Burma had been a kingdom – or at least a succession of alternately glorious and anarchic monarchies – for a thousand years, until the British annexed the country in 1885 and placed it under the Raj. After the Second World War it had enjoyed a brief period of independence and democracy before falling under a repressive military government in 1962. For more than twenty-five years its borders were sealed and its people isolated in a kind of world apart, as the new regime tried to eliminate its opponents and waged a barbaric civil war against ethnic minorities. Then in 1988, the year after my accidental visit, the dictators had put down a popular uprising by killing more than five thousand people. The leaders of the democratic movement who had survived were arrested.
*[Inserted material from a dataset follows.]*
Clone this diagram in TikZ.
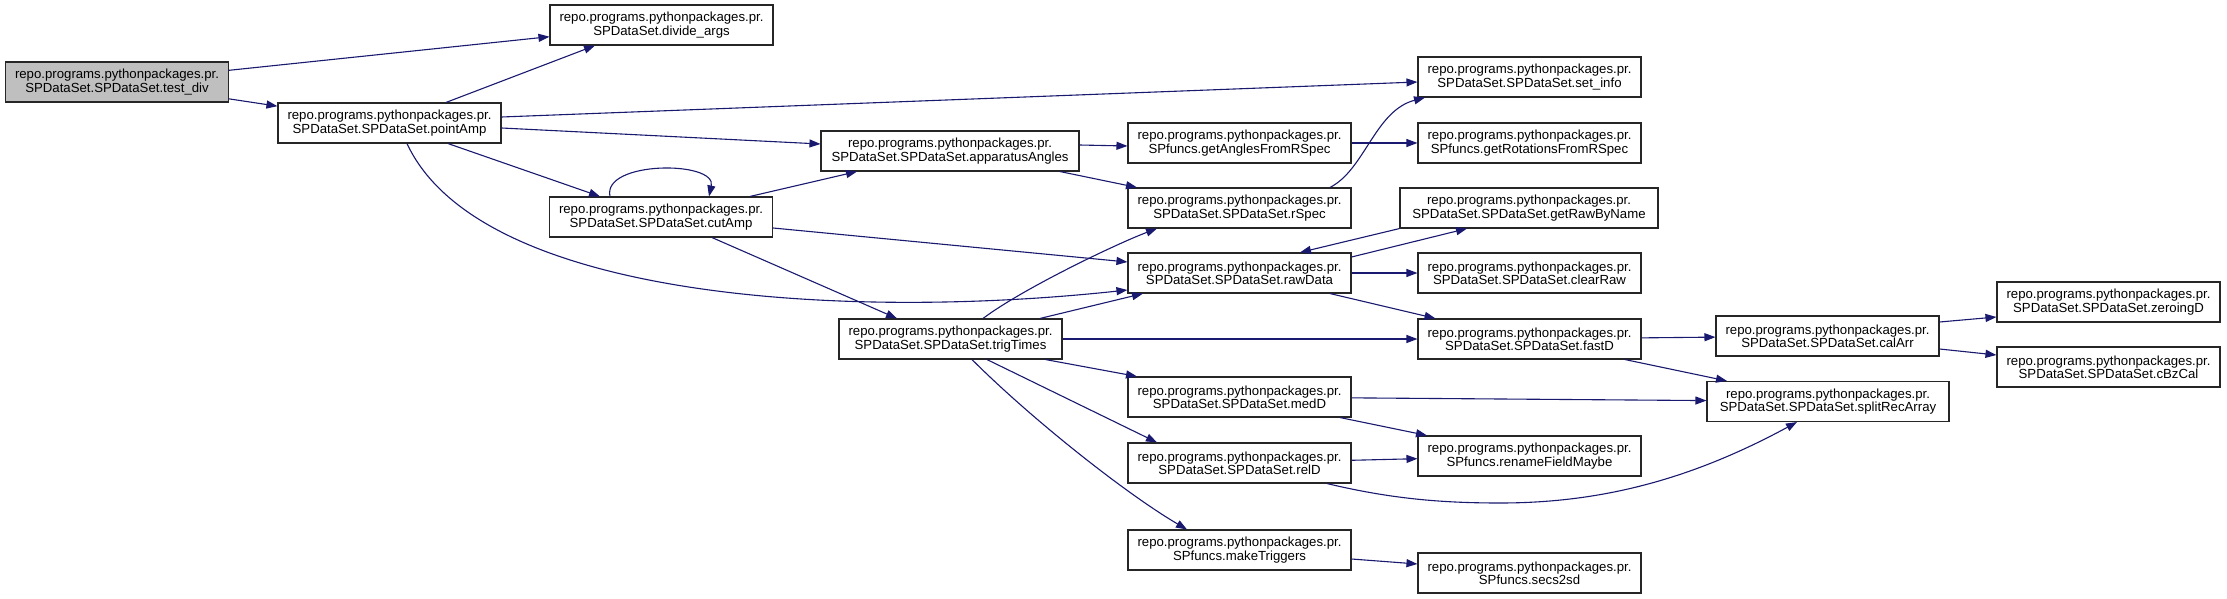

But with the temporary release of Aung San Suu Kyi in 1995, the generals had seemed to turn over a new leaf. At least, they were anxious to promote the impression of wanting their country to be united by a force other than fear.

‘It’s certainly a working basket,’ said Katrin, considering its elaborate corners. ‘Decoration would have depended on the availability of materials and the plentifulness of food. This would have been made in a good year.’

‘So these could still be in use today,’ I persisted. ‘Look, this has to be a functional feature,’ I added, pointing out the inner shell of broad plaited bamboo that protected the outer body’s delicate weave.

We considered the statuesque form, the labour of a gifted, anonymous maker. Katrin had a refined sense of adventure, the courage of curiosity tempered by the desire for a long, fruitful life. She knew that a family couldn’t be raised in the back of a Ford Escort but, until that time came, she was eager to travel. She also sensed that the basket provided the strand that I needed to follow.

‘It’s a big country,’ Katrin said. Burma is larger than France. ‘Where would we start?’

I took another long sniff of the basket. Again its pungent aromas carried me half a world away. I smelt durian and jack-fruit, tasted sweet milky tea, saw boy soldiers in sneaker boots toy with their rifles. Pagoda bells tinkled in my memory and I remembered the warmth of a friend’s hand. In all my travels no country had touched me so unexpectedly. It seemed to me that the search for a basket like Scott’s would really be an attempt to understand the forces that weave people together. I wanted to try to fathom the needs and fancies, mysteries and curiosities that move the heart. I also needed to see if the Burmese had remained good-natured and quiescent through the last decade of brutal political suppression.